Where a pre-cessation announcement satisfies the requirement at (a) (it may also satisfy the requirement at (b), but that is optional for the purposes of the LMA's additional Screen Rate Replacement Event), it would trigger contractual fallbacks (such as those set out in the Protocol).


Why did the LMA take this step?

The LMA action was aimed at minimising the scope for a mismatch where 'loan-linked' ISDA interest rate swaps automatically switch over to, for example, SONIA (rather than GBP LIBOR) while the underlying facilities agreement continues to reference GBP LIBOR (because a Screen Rate Replacement Event has not occurred).

From the LMA's perspective, this issue would only (for the time being) be relevant to LIBOR-based interest rates (i.e. for GBP and USD loans).
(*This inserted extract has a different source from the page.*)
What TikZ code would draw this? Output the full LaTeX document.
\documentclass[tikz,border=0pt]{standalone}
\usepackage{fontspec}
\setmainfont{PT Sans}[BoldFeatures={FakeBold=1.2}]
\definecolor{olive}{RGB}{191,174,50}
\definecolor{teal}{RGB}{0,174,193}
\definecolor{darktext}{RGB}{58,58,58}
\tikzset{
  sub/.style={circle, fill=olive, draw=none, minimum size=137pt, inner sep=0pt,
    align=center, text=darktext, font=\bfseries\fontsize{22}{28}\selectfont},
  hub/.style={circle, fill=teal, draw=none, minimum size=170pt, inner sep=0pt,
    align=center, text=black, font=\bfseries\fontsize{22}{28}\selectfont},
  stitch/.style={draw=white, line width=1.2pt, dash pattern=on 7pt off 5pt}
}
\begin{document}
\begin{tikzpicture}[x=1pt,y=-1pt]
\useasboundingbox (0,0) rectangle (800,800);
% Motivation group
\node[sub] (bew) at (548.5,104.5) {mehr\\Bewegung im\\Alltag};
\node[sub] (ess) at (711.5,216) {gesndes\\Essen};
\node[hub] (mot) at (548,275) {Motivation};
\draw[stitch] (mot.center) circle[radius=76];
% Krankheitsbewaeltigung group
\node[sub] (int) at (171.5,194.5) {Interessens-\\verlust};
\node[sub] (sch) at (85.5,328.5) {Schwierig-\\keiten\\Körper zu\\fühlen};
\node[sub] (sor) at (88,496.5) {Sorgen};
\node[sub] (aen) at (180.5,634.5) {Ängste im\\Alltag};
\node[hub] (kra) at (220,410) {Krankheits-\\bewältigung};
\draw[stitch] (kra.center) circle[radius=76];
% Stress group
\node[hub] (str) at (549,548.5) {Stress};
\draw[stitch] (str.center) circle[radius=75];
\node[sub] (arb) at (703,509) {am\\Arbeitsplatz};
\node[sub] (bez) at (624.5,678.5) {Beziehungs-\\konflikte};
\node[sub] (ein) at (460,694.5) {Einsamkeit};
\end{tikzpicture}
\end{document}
However, the Working Group on Euro Risk Free Rates may also announce a 'non-representativeness pre-cessation trigger' for use with EURIBOR later this year - and the revised LMA wording could be used to apply to EURIBOR and other IBORs as well as LIBOR.
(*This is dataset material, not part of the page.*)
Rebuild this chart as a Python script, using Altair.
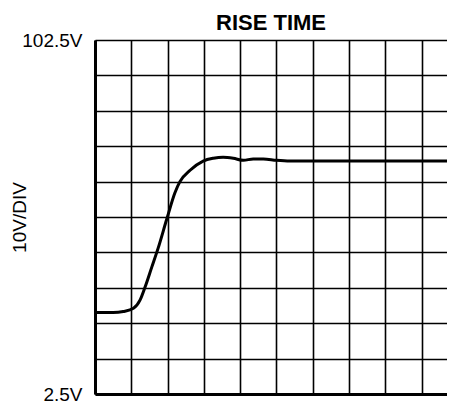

The LMA noted that the use of its Replacement of Screen Rate clause will not eliminate the scope for mismatch between loan interest rates and rates used for 'loan-linked' interest rate swaps. This is because the LMA clause only operates as a trigger for an amendment process whereby the parties to the relevant facilities agreement can agree with [Majority Lender] consent to make amendments to replace the "Screen Rate" with a "Replacement Benchmark". This contrasts with the 'fallback' mechanics in the ISDA documents which can automatically trigger movement to alternative RFRs without requiring a further amendment process.


What's Next?

For new derivatives contracts that incorporate the 2006 ISDA Definitions from 25 January 2021 onwards, no further action is required.

Parties to existing derivatives contracts should consider whether they wish to adhere to the Protocol or amend such contracts on a bilateral basis.

While there is no cut-off date for adherence to the Protocol, ISDA have reserved the right to designate a cut-off date by giving 30 days' notice. The list of adherents to is published on the ISDA website. To date, over 400 market participants have signed up, including the Bank of England.


ISDA's work continues

ISDA have stated that their work in respect of definitions is ongoing. As part of this, they are working to produce standard definitions for daily RFRs for use in new transactions, as well as developing new RFR-based swap rates which will incorporate the amended IBOR fallbacks (expected in 2021).

The content of this article is intended to provide a general guide to the subject matter. Specialist advice should be sought about your specific circumstances.